Despite advice from mentors that becoming a housewife or part-time teacher might suit her better, Sarachik joined the physics department of the City College of New York as an assistant professor in 1964. Three years later, in 1967, she was elevated to associate professor. In 1971, she became a full professor. In 1996, City College honored her by naming her as distinguished professor of physics.

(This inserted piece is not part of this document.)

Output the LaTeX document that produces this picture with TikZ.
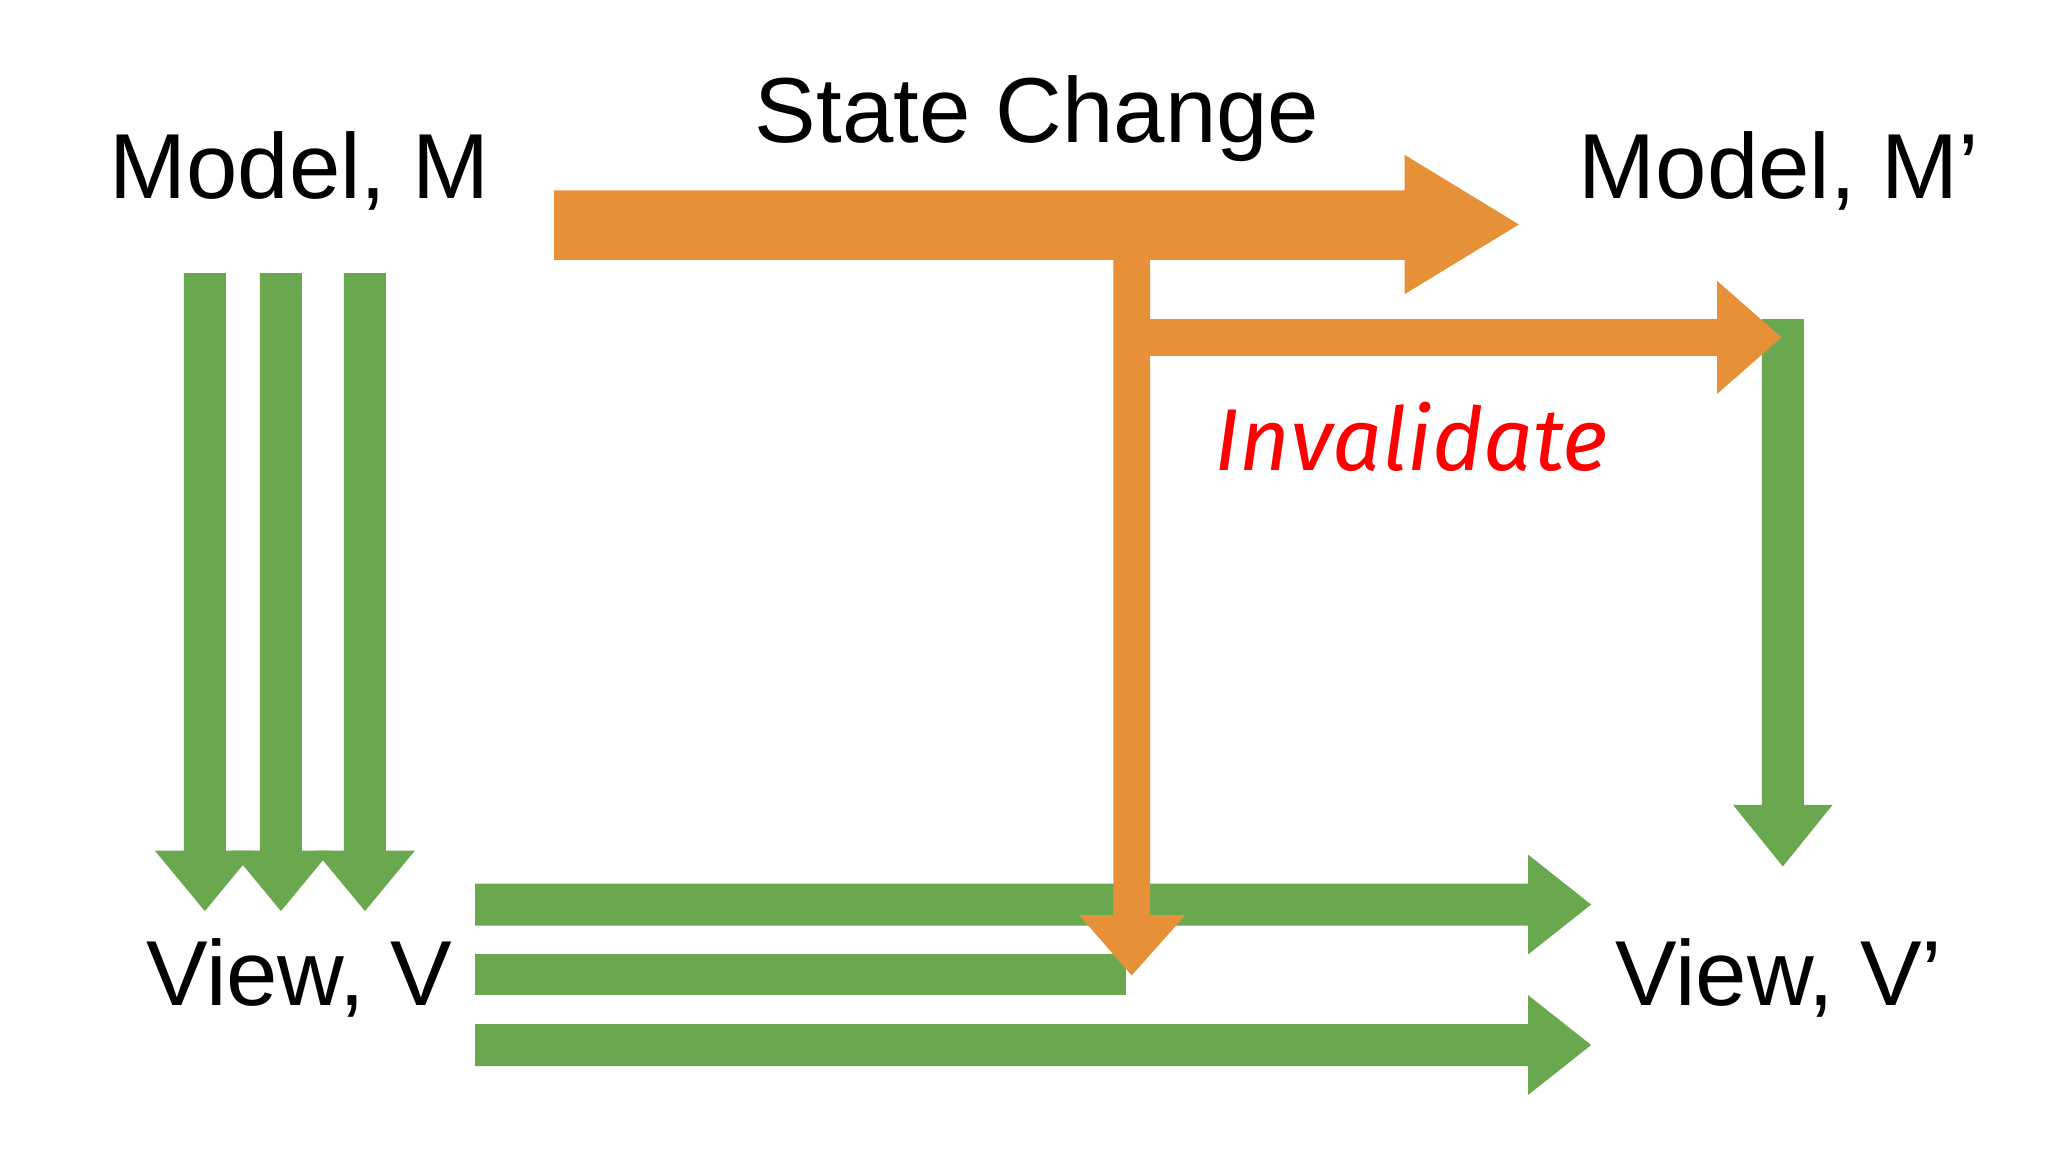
\documentclass[tikz,border=0pt]{standalone}
\usepackage{fontspec}
\setmainfont{Liberation Sans}
\newfontfamily\handfont{Fira Sans}
\definecolor{org}{RGB}{230,145,56}
\definecolor{grn}{RGB}{106,168,79}
\begin{document}
\begin{tikzpicture}[x=0.01cm,y=-0.01cm,
  lbl/.style={font=\fontsize{20}{24}\selectfont},
  garrow/.style={fill=grn},
  oarrow/.style={fill=org}]
\useasboundingbox (0,0) rectangle (1560,878);
% labels
\node[lbl] (m) at (228,130) {Model, M};
\node[lbl] (sc) at (790,90) {State Change};
\node[lbl] (mp) at (1355,130) {Model, M’};
\node[lbl] (v) at (228,745) {View, V};
\node[lbl] (vp) at (1355,745) {View, V’};
\node[font=\handfont\itshape\fontsize{19}{22}\selectfont, text=red] (inv) at (1075,333) {Invalidate};
% left green down arrows
\foreach \c in {156,214,278}{
  \fill[grn] (\c-16,208) -- (\c+16,208) -- (\c+16,648) -- (\c+38,648) -- (\c,694) -- (\c-38,648) -- (\c-16,648) -- cycle;
}
% right green down arrow
\fill[grn] (1342,243) -- (1374,243) -- (1374,613) -- (1396,613) -- (1358,660) -- (1320,613) -- (1342,613) -- cycle;
% green horizontals
\fill[grn] (362,673) -- (1164,673) -- (1164,651) -- (1212,689) -- (1164,727) -- (1164,705) -- (362,705) -- cycle;
\fill[grn] (362,727) rectangle (858,758);
\fill[grn] (362,780) -- (1164,780) -- (1164,758) -- (1212,796) -- (1164,834) -- (1164,812) -- (362,812) -- cycle;
% orange
\fill[org] (422,145) -- (1070,145) -- (1070,118) -- (1157,171) -- (1070,224) -- (1070,198) -- (422,198) -- cycle;
\fill[org] (848,196) -- (876,196) -- (876,697) -- (903,697) -- (862,743) -- (822,697) -- (848,697) -- cycle;
\fill[org] (876,243) -- (1308,243) -- (1308,214) -- (1357,257) -- (1308,300) -- (1308,271) -- (876,271) -- cycle;
\end{tikzpicture}
\end{document}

Sarachik's work was primarily in the field of low temperature condensed matter physics, in which she focused on molecular nanomagnets and novel phenomena in dilute two-dimensional electron systems. Some of her research sought to understand the metal-insulator transition, or the conditions under which an insulator can become a conductor. Experiments of this type must be performed near absolute zero. Sarachik also researched the transport and magnetic properties of semiconductors and quantum tunnelling.

In 2020, Sarachik was awarded the American Physical Society (APS) Medal for Exceptional Achievement in Research for her "contributions to the physics of electronic transport in solids and molecular magnetism". She was president of APS in 2003, and was awarded the Oliver E. Buckley Condensed Matter Physics Prize in 2005. In 2008, she was elected to the governing council of the National Academy of Sciences.

She was active in defending the human rights of scientists as a member and chair of the Committee on the International Freedom of Scientists of the APS, a long-time member of the Human Rights of Scientists Committee of the New York Academy of Sciences, and a board member of the Committee of Concerned Scientists.

==Honors and awards==
Sarachik received the following honors:
- Member, National Academy of Sciences (elected 1994)
- Member, American Academy of Arts and Sciences (elected 1999)
- Fellow, American Physical Society
- Fellow, New York Academy of Sciences
- Fellow, American Association for the Advancement of Science
- Recipient, 1995 NYC Mayor's Award for Excellence in Mathematical, Physical, and Engineering Sciences
- Recipient, 2004 Sloan Public Service Award from the Fund for the City of New York
- Recipient, 2005 L'Oréal/UNESCO For Women in Science Laureate for North America
- Recipient, 2005 APS Oliver E. Buckley Prize in Condensed Matter Prize along with David Awschalom and Gabriel Aeppli.
- Recipient, 2006 Honorary Doctor of Science degree from Amherst College
- Recipient, 2020 APS Medal for Exceptional Achievement in Research
- Recipient, 2020 President's Medal of the IOP
- Recipient, 2023 National Medal of Science

== Personal life ==
In 1954, Myriam married Philip Sarachik, a professor of electrical engineering at New York University. They had two children, Karen and Leah. In 1970, five-year-old Leah was kidnapped by Sarachik's housekeeper using the family car. The housekeeper's body was found 12 days later and Leah's body was found a month after that.

Sarachik died on October 7, 2021, in Manhattan at the age of 88.